Problem Two: Is my aesthetics at war with my politics? Is this so-called refinement of language/sophistication of thought/escape from reality elitist? Am I pandering to the ‘ruling classes’ by not questioning them in a language that is easily understandable? I don’t think so. My experiments with things like form, content, language, my use of the comic mode to prick pomposity of all kinds, my conversations with history are, I believe, as political as one can get.
Why did I write about Mumbai? I did because I had to. I had pages and pages of single word notes. Verbosity everywhere--something I try to avoid in my poetry. Too much anger, pandemonium, uncertainty, everything was too white hot. The only way the problem could be solved was by control. I chose the form of the ghazal in order to trap my feelings within rules. Conversely, the form gave me a freedom that free lines of invective and jingoism couldn’t have.
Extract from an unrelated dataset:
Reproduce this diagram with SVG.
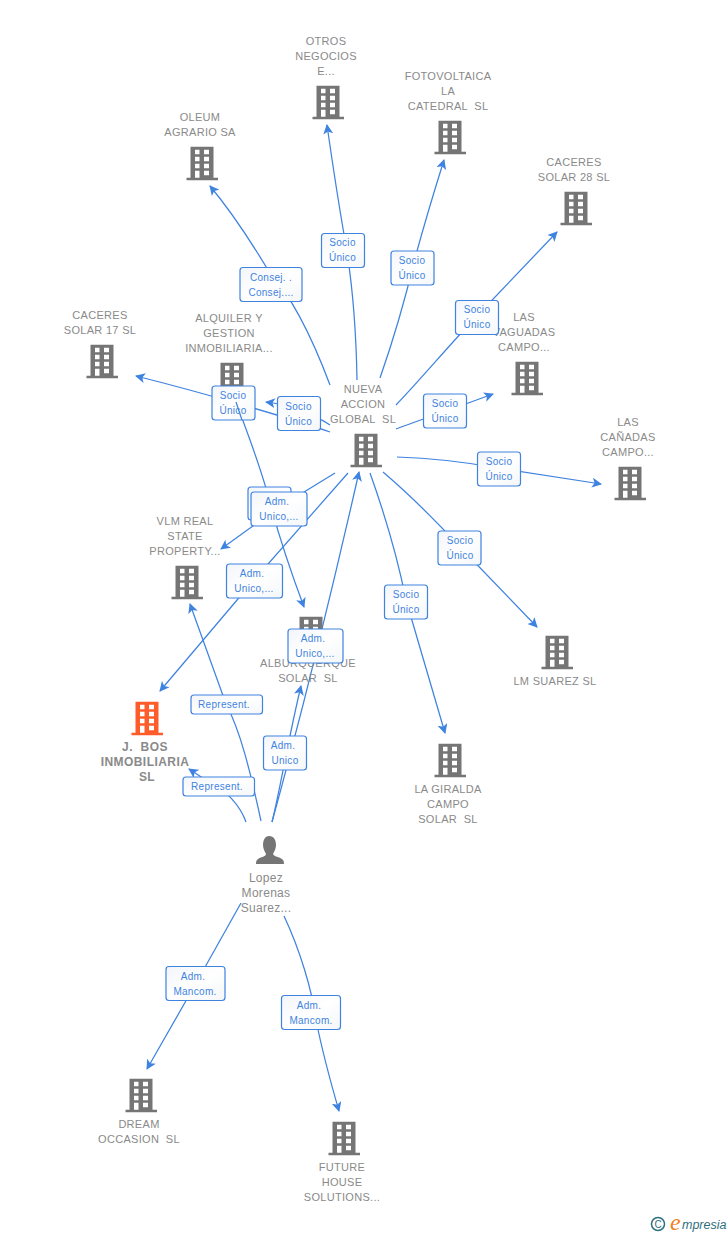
<svg xmlns="http://www.w3.org/2000/svg" width="728" height="1235" viewBox="0 0 728 1235">
<style>
.t{font-family:"Liberation Sans",Arial,sans-serif;font-size:11px;fill:#8a8a8a;text-anchor:middle;letter-spacing:.3px;white-space:pre}
.b{font-weight:bold;font-size:12px;letter-spacing:.45px}
.p{font-size:12px}
.c{fill:none;stroke:#3f83e0;stroke-width:1.25;marker-end:url(#a)}
.n{fill:none;stroke:#3f83e0;stroke-width:1.25}
.l rect{fill:url(#g);stroke:#3f83e0;stroke-width:1.2}
.l text{font-family:"Liberation Sans",Arial,sans-serif;font-size:10px;fill:#3f83e0;text-anchor:middle;letter-spacing:.3px}
</style>
<defs>
<linearGradient id="g" x1="0" y1="0" x2="1" y2="1"><stop offset="0" stop-color="#f2f5fa"/><stop offset=".5" stop-color="#fff"/><stop offset="1" stop-color="#f4f6f8"/></linearGradient>
<marker id="a" viewBox="0 0 10 10" refX="9" refY="5" markerWidth="10" markerHeight="10" markerUnits="userSpaceOnUse" orient="auto"><path d="M0 0L10 5L0 10L2.500 5Z" fill="#3f83e0"/></marker>
<symbol id="bld" viewBox="0 0 32 34" width="32" height="34" overflow="visible">
<path transform="translate(.5 .8)" fill-rule="evenodd" d="M4 0H27V31H31.500V33.500H0V31H4ZM8.500 3V7.500H13V3ZM17.500 3V7.500H22.500V3ZM8.500 10V14.500H13V10ZM17.500 10V14.500H22.500V10ZM8.500 17V21.500H13V17ZM17.500 17V21.500H22.500V17ZM8.500 24V31H13V24ZM17.500 24V28.500H22.500V24Z"/>
</symbol>
</defs>
<rect width="728" height="1235" fill="#fff"/>
<g id="connectors">
<path class="c" d="M357 380C356 320 352 280 345 240C338 200 332 160 327 125"/>
<path class="c" d="M380 378C395 335 405 300 414 262C424 225 433 195 444 160"/>
<path class="c" d="M330 385C315 345 295 300 268 270C250 240 230 210 210 186"/>
<path class="c" d="M396 405C420 380 445 350 475 318L557 232"/>
<path class="c" d="M396 429C420 420 455 408 493 394"/>
<path class="c" d="M397 457C430 458 465 462 498 468L601 484"/>
<path class="c" d="M383 472C410 495 435 520 460 547L537 627"/>
<path class="c" d="M370 473C385 515 398 560 406 600L445 733"/>
<path class="c" d="M330 425C315 415 290 405 266 402"/>
<path class="c" d="M330 432C290 418 200 392 136 376"/>
<path class="c" d="M335 473L278 508L221 549"/>
<path class="c" d="M348 473L254 580L160 691"/>
<path class="c" d="M236 402C250 440 262 470 270 503C280 540 292 575 304 607"/>
<path class="c" d="M272 822C300 720 330 600 359 472"/>
<path class="c" d="M272 822C280 790 288 740 301 686"/>
<path class="c" d="M261 821C250 770 240 730 226 704L190 604"/>
<path class="c" d="M246 822C240 805 225 790 215 786L189 769"/>
<path class="c" d="M241 903L195 985L147 1069"/>
<path class="c" d="M284 916C300 950 312 990 316 1020C322 1050 330 1080 339 1111"/>
</g>
<g id="n-otros"><use href="#bld" x="312" y="85" fill="#757575"/><text class="t"><tspan x="326" y="45">OTROS</tspan><tspan x="326" y="60">NEGOCIOS</tspan><tspan x="326" y="75">E...</tspan></text></g>
<g id="n-foto"><use href="#bld" x="434" y="120" fill="#757575"/><text class="t"><tspan x="448" y="80">FOTOVOLTAICA</tspan><tspan x="448" y="95">LA</tspan><tspan x="448" y="110">CATEDRAL  SL</tspan></text></g>
<g id="n-oleum"><use href="#bld" x="186" y="146" fill="#757575"/><text class="t"><tspan x="200" y="121">OLEUM</tspan><tspan x="200" y="136">AGRARIO SA</tspan></text></g>
<g id="n-c28"><use href="#bld" x="560" y="191" fill="#757575"/><text class="t"><tspan x="574" y="166">CACERES</tspan><tspan x="574" y="181">SOLAR 28 SL</tspan></text></g>
<g id="n-vag"><use href="#bld" x="511" y="361" fill="#757575"/><text class="t"><tspan x="524" y="321">LAS</tspan><tspan x="524" y="336">VAGUADAS</tspan><tspan x="524" y="351">CAMPO...</tspan></text></g>
<g id="n-c17"><use href="#bld" x="86" y="344" fill="#757575"/><text class="t"><tspan x="100" y="319">CACERES</tspan><tspan x="100" y="334">SOLAR 17 SL</tspan></text></g>
<g id="n-alq"><use href="#bld" x="216" y="362" fill="#757575"/><text class="t"><tspan x="229" y="322">ALQUILER Y</tspan><tspan x="229" y="337">GESTION</tspan><tspan x="229" y="352">INMOBILIARIA...</tspan></text></g>
<g id="n-nueva"><use href="#bld" x="350" y="433" fill="#757575"/><text class="t"><tspan x="363" y="393">NUEVA</tspan><tspan x="363" y="408">ACCION</tspan><tspan x="363" y="423">GLOBAL  SL</tspan></text></g>
<g id="n-can"><use href="#bld" x="614" y="466" fill="#757575"/><text class="t"><tspan x="628" y="426">LAS</tspan><tspan x="628" y="441">CAÑADAS</tspan><tspan x="628" y="456">CAMPO...</tspan></text></g>
<g id="n-vlm"><use href="#bld" x="171" y="565" fill="#757575"/><text class="t"><tspan x="185" y="525">VLM REAL</tspan><tspan x="185" y="540">STATE</tspan><tspan x="185" y="555">PROPERTY...</tspan></text></g>
<g id="n-alb"><use href="#bld" x="295" y="616" fill="#757575"/><text class="t"><tspan x="308" y="667">ALBURQUERQUE</tspan><tspan x="308" y="682">SOLAR  SL</tspan></text></g>
<g id="n-lm"><use href="#bld" x="541" y="635" fill="#757575"/><text class="t"><tspan x="555" y="685">LM SUAREZ SL</tspan></text></g>
<g id="n-gir"><use href="#bld" x="434" y="743" fill="#757575"/><text class="t"><tspan x="448" y="793">LA GIRALDA</tspan><tspan x="448" y="808">CAMPO</tspan><tspan x="448" y="823">SOLAR  SL</tspan></text></g>
<g id="n-jbos"><use href="#bld" x="131" y="701" fill="#ff5c2b"/><text class="t b"><tspan x="145" y="751">J.  BOS</tspan><tspan x="145" y="766">INMOBILIARIA</tspan><tspan x="147" y="781">SL</tspan></text></g>
<g id="n-lopez"><path fill="#757575" d="M269 836C274 836 276 840 276 845C276 849 274 852 273 854C274 857 281 857 283 860C284 861 284 864 284 864H256C256 864 256 861 257 860C259 857 266 857 266 854C265 852 263 849 263 845C263 840 265 836 269 836Z"/><text class="t p"><tspan x="266" y="882">Lopez</tspan><tspan x="266" y="897">Morenas</tspan><tspan x="266" y="912">Suarez...</tspan></text></g>
<g id="n-dream"><use href="#bld" x="125" y="1078" fill="#757575"/><text class="t"><tspan x="139" y="1128">DREAM</tspan><tspan x="139" y="1143">OCCASION  SL</tspan></text></g>
<g id="n-future"><use href="#bld" x="328" y="1121" fill="#757575"/><text class="t"><tspan x="342" y="1171">FUTURE</tspan><tspan x="342" y="1186">HOUSE</tspan><tspan x="342" y="1201">SOLUTIONS...</tspan></text></g>
<g id="labels">
<g class="l"><rect x="321.500" y="233.500" width="43" height="34" rx="3"/><text x="342.500" y="246">Socio</text><text x="342.500" y="261">Único</text></g>
<g class="l"><rect x="391" y="251" width="43" height="34" rx="3"/><text x="412" y="264">Socio</text><text x="412" y="279">Único</text></g>
<g class="l"><rect x="240" y="267.500" width="62" height="34" rx="3"/><text x="271" y="281">Consej. .</text><text x="271" y="296">Consej....</text></g>
<g class="l"><rect x="455.500" y="300.500" width="43" height="34" rx="3"/><text x="477" y="313">Socio</text><text x="477" y="328">Único</text></g>
<g class="l"><rect x="423.500" y="394" width="43" height="34" rx="3"/><text x="445" y="407">Socio</text><text x="445" y="422">Único</text></g>
<g class="l"><rect x="477.500" y="452" width="43" height="34" rx="3"/><text x="499" y="465">Socio</text><text x="499" y="480">Único</text></g>
<g class="l"><rect x="438" y="531" width="43" height="34" rx="3"/><text x="460" y="544">Socio</text><text x="460" y="559">Único</text></g>
<g class="l"><rect x="384.500" y="585" width="43" height="34" rx="3"/><text x="406" y="598">Socio</text><text x="406" y="613">Único</text></g>
<g class="l"><rect x="277.500" y="396.500" width="43" height="34" rx="3"/><text x="298.500" y="410">Socio</text><text x="298.500" y="425">Único</text></g>
<g class="l"><rect x="212" y="386" width="43" height="34" rx="3"/><text x="233" y="399">Socio</text><text x="233" y="414">Único</text></g>
<path class="n" d="M236 402L242 420"/>
<g class="l"><rect x="248" y="487" width="43" height="33" rx="3"/></g>
<g class="l"><rect x="251" y="492" width="56" height="34" rx="3"/><text x="277" y="505">Adm.</text><text x="279" y="520">Unico,...</text></g>
<g class="l"><rect x="226.500" y="564" width="56" height="34" rx="3"/><text x="252" y="577">Adm.</text><text x="254" y="592">Unico,...</text></g>
<g class="l"><rect x="288" y="629" width="55" height="34" rx="3"/><text x="313" y="642">Adm.</text><text x="315" y="657">Unico,...</text></g>
<g class="l"><rect x="191" y="695" width="71.500" height="19" rx="3"/><text x="224" y="708">Represent.</text></g>
<g class="l"><rect x="183" y="777" width="71.500" height="19" rx="3"/><text x="217" y="790">Represent.</text></g>
<g class="l"><rect x="263.500" y="736" width="43" height="34" rx="3"/><text x="283" y="749">Adm.</text><text x="285" y="764">Unico</text></g>
<g class="l"><rect x="166" y="966.500" width="59" height="34" rx="3"/><text x="193" y="980">Adm.</text><text x="195" y="995">Mancom.</text></g>
<g class="l"><rect x="281.500" y="995.500" width="59" height="34" rx="3"/><text x="309" y="1009">Adm.</text><text x="311" y="1024">Mancom.</text></g>
</g>
<g id="logo"><circle cx="658" cy="1224" r="6.500" fill="none" stroke="#2f6f80" stroke-width="1.500"/><text x="658" y="1228" font-family="Liberation Sans,sans-serif" font-size="10" fill="#2f6f80" text-anchor="middle">C</text><text x="670" y="1230" font-family="Liberation Serif,serif" font-style="italic" font-size="24" fill="#f08020">e</text><text x="682" y="1229" font-family="Liberation Sans,sans-serif" font-style="italic" font-size="12.500" fill="#2f6f80">mpresia</text></g>
</svg>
Problem Three: Can one write poetically about bodies being ripped apart? Here is an answer to Maaz’s question. One can, but at the risk of sacrificing a bit of that wonder. The only wonder I felt was at the idea of twenty-twenty five year olds going on this crazy killing spree after a few months of indoctrination. What did they think of when they woke up that morning? How did they decide what to wear that day? Did they think of the number of people whose lives they rendered meaningless before dying themselves? Could I have written about this in my poetry? I don’t really know. I tried to and it came out wickedly in the Versace t-shirt couplet.
Maaz also felt that the wonder could have been lost because of the use of the ghazal. Perhaps, but without it, I wouldn’t have written about Mumbai at all. And Maaz, check
this out for my Greenblatt moment.
To answer Aruni--Yes, more “current reality” poems coming soon to a blog near you. Poetry is ‘a making’ after all. If I can
make certain worlds, other realities, I should also be able to make/re-present an-other type of reality.